Information taken from ASHA website.

When a child has receptive language disorder, he or she exhibits significant deficits in the level of development of comprehension of language. These deficits affect how the child functions socially or academically. Children with receptive language problems can have great difficulty understanding what is said to them. Most children with a receptive language disorder will also have an expressive language disorder (difficulty using language to express ideas).Children with a receptive language disorder can have difficulty with any of the following:

  • Understanding what gestures mean
  • Following directions
  • Understanding questions
  • Identifying objects and pictures
  • Taking turns when talking with others
  • Understanding the order of words in a sentence
  • Understanding plurals and verb tenses
  • Understanding age-appropriate vocabulary and knowledge about objects and sequence of events
  • Knowledge of the goals or functions of language (e.g. to obtain a desired object, tell a story, ask questions, comment)
  • Knowledge of how to use language to achieve goals (e.g. appropriately using language to get a desired object, )
  • Carrying out cooperative conversations (e.g. perspective-taking and turn-taking)
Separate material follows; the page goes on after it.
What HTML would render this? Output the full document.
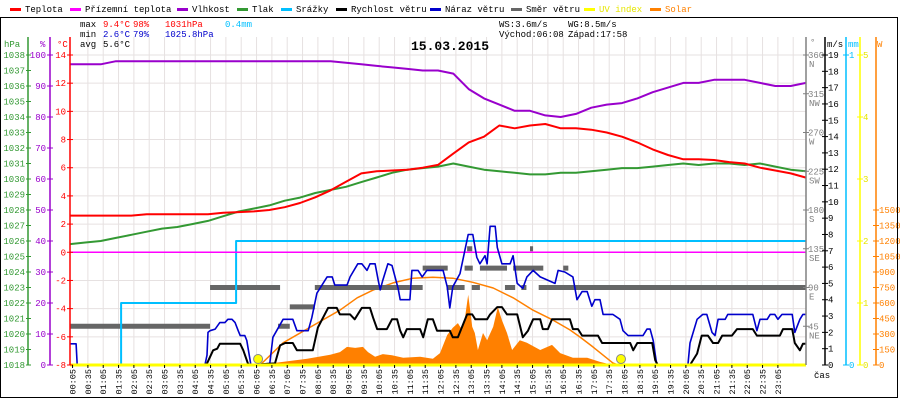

An individual with pragmatic problems may: say inappropriate or unrelated things during conversations, tell stories in a disorganized way or have very little variety in language use. It is not unusual for children to have pragmatic problems in only a few situations. However, if problems in social language use occur often and seem inappropriate considering the child’s age, a pragmatic disorder may exist. Pragmatic disorders often coexist with other language problems such as vocabulary development or grammar. Pragmatic problems can lower social acceptance. Peers may avoid having conversations with an individual with a pragmatic disorder.

Tongue thrust (also called “reverse” or “immature” swallow) is the common name given to orofacial muscular imbalance, a human behavioral pattern in which the tongue protrudes through the anterior incisors during swallowing, speech and while the tongue is at rest. Nearly all young children exhibit a swallowing pattern involving tongue protrusion, but by the age of 6 most have automatically switched to a normal swallowing pattern. To correct tongue thrust, speech pathologists prescribe exercises designed to promote a normal swallowing pattern, as well as correct speech production. In the evaluation session the patient will be given swallowing and articulation inventory tests.